In der Nacht hatte es sich ergeben, dass er sich in den Zug der Top Solisten einreihen durfte und stundenlang deren gleich bleibend hohes Tempo mit fuhr. Von 'dürfen' muss hier bewusst gesprochen werden, denn die überwiegend französischen Ausdauerspezialisten ließen nicht jeden in ihre Reihen, schon gar keinen Deutschen. Wenn, dann muss er sich spürbar am Vortrieb der Gruppe beteiligen. Seitz hatte sich offenbar diesbezüglich nichts zu Schulden kommen lassen. Gelegentlich war seine Führungsarbeit sogar etwas zu schnell. Dann schallte ein energisches "arrête!" von hinten. Je länger das Rennen dauerte, desto öfter konnte er jedoch auch erleben, wie die Sieganwärter ihre französischen Teamkollegen als 'Hasen' einsetzen und im Windschatten über den Kurs eskortiert wurden, Runde um Runde immer ein neuer Hase. Sie bekamen Bekleidung, Getränke und neue SIM-Karten für den IPOD gereicht und waren immer im Bilde bezüglich ihrer Platzierung und den Abständen zur Konkurrenz. Ein erheblicher Vorteil gegenüber den Solisten, die die Logistik auch in Eigenregie bewältigen mussten. Die Leistung des Siegers der Einzelstarter schmälert dies aber nur geringfügig. Er absolvierte 590 Kilometer und fuhr pausenlos, 24 Stunden lang. Chapeau!
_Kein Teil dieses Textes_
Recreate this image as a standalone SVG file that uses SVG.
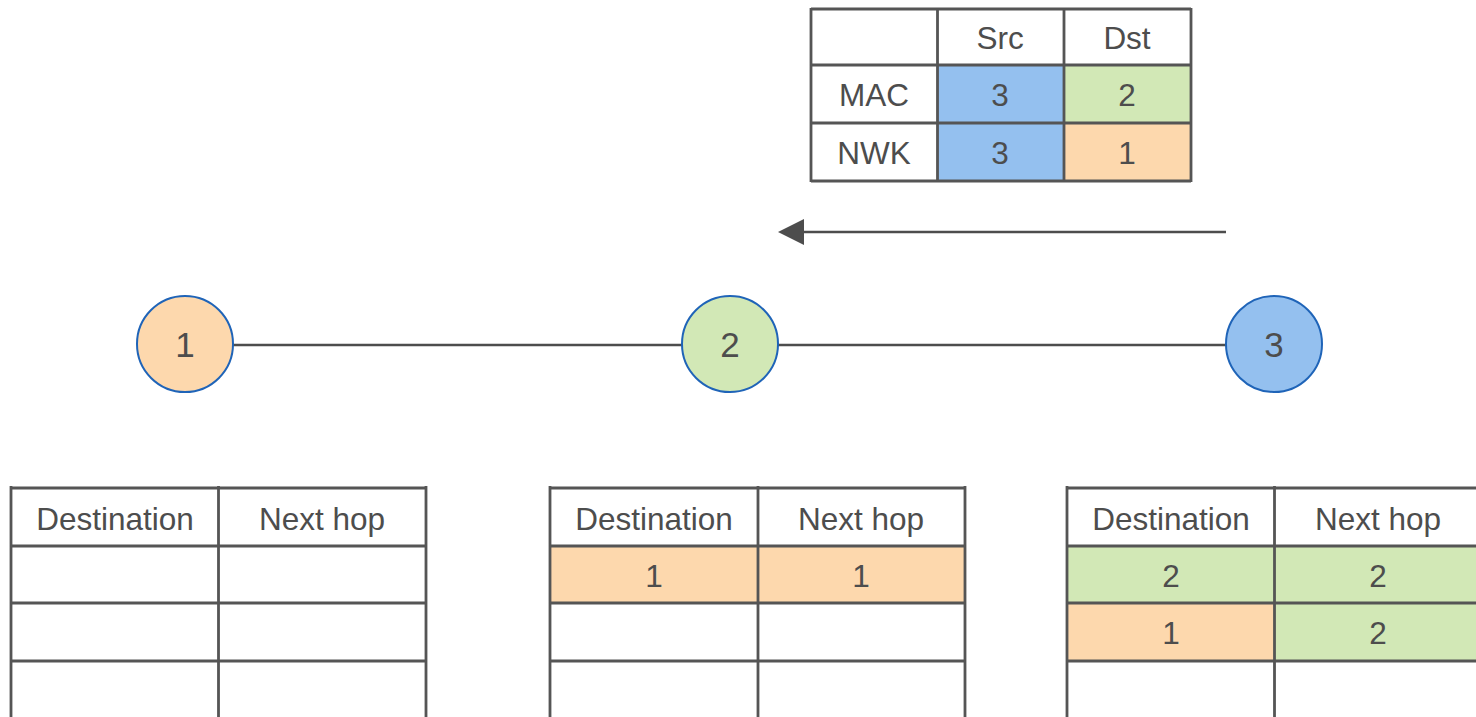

Wäre da die monatelang anhaltende partielle Taubheit in den unteren Extremitäten nicht, die sich durch die Nervenschädigung infolge des stundenlangen Durchblutungsmangels in den Füßen einstellt, hätte sich Seitz den Startplatz für 2016 bereits gesichert. So aber muss er abwarten, wie sein Körper sich regeneriert. Kein Problem, Ausdauersportler haben Geduld.